2020.5.19市長ら三役の給与20㌫減額は否決
市議会の判断は給与減額に賛成4人、反対11人
コロナ禍で市内事業者の経営や市民生活の困窮が続く中、白川博一市長は、自らを含む三役の給与の5か月分20㌫減給を市議会に上程した。白川市長は「市民の一人として問題意識を共有したい。減額分は小中学生の布製マスク配布などの予算に使いたい」と考えを示したが、議員からは「減給よりも経済を回すため、給与分を市内での飲食や宿泊などで使うべき。減給の理由がわからない」として上程案を否定した。市議会の採決は給与減額に賛成4人、反対11人と大きく反対数が上回り否決した。
2回目の市議会定例会4月会議が先月30日に開かれ、新型コロナウイルス感染拡大による緊急経済対策事業などの支援策施行に伴い、市長ら三役の給与を5月から6月までの期間20㌫減額する上程議案を、議会は賛成4人反対11人(議長を除く)で否決とした。
白川市長は、給与減額の理由として「コロナ禍に対しての市内経済活性化財源の一部と考えている。減給とはいえわずかな金額だ。しかし、少しでも市民生活の向上に寄与できれば」と考えを述べた。一方で反対の意を示す議員からは「給与減額ではなく、全市民に使ってもらえる商品券など経済が回る方向で施策を考えるべき。減給案は経済への逆効果だ」と意見を示した。また、「五島市が議員報酬と市長ら三役の減給を発したが、その流れを受けての判断か。本市独自の経済対策を示すべき」など、厳しい意見が交わされた。
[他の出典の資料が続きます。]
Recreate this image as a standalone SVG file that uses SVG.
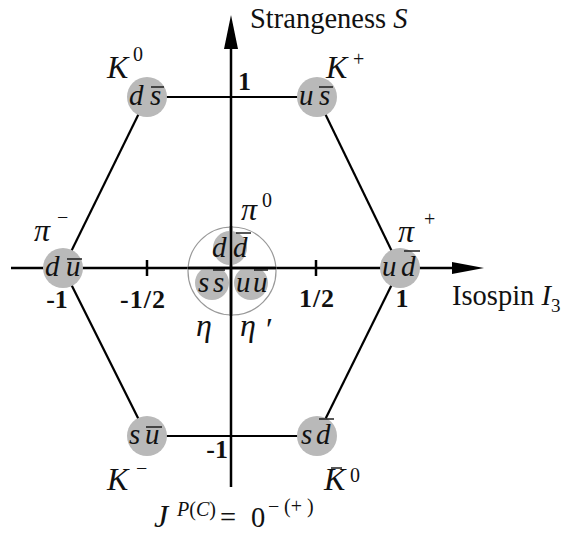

県内の五島市の例では、新型コロナウイルスの影響を受けた市民生活や市内経済の支援策に充てるため、先月30日の市議会で議員報酬を5㌫削減することを決めた。また、野口市太郎市長も自らと副市長、教育長の三役の給与を20㌫減額とした。他にも、新上五島町や川棚町も三役の給与減額の動きを見せている。地元の報道によると「苦境の市民生活に寄り添うため」との理由からだ。
五島市の施策について町田正一議員は「五島市は今年8月に市長選挙がある。選挙に向けたパフォーマンスとしか思えない。減給より市民生活を守る決意と施策の方が重要」と考えを述べた。
白川市長は「このままでは市の経済が破綻する危機がある。現施策と今回上程の施策は別のもの。強い思いがある」と理解を求めたが、市議会の判断は、市長ら三役の減給について経済対策効果は薄いとして納得しなかった。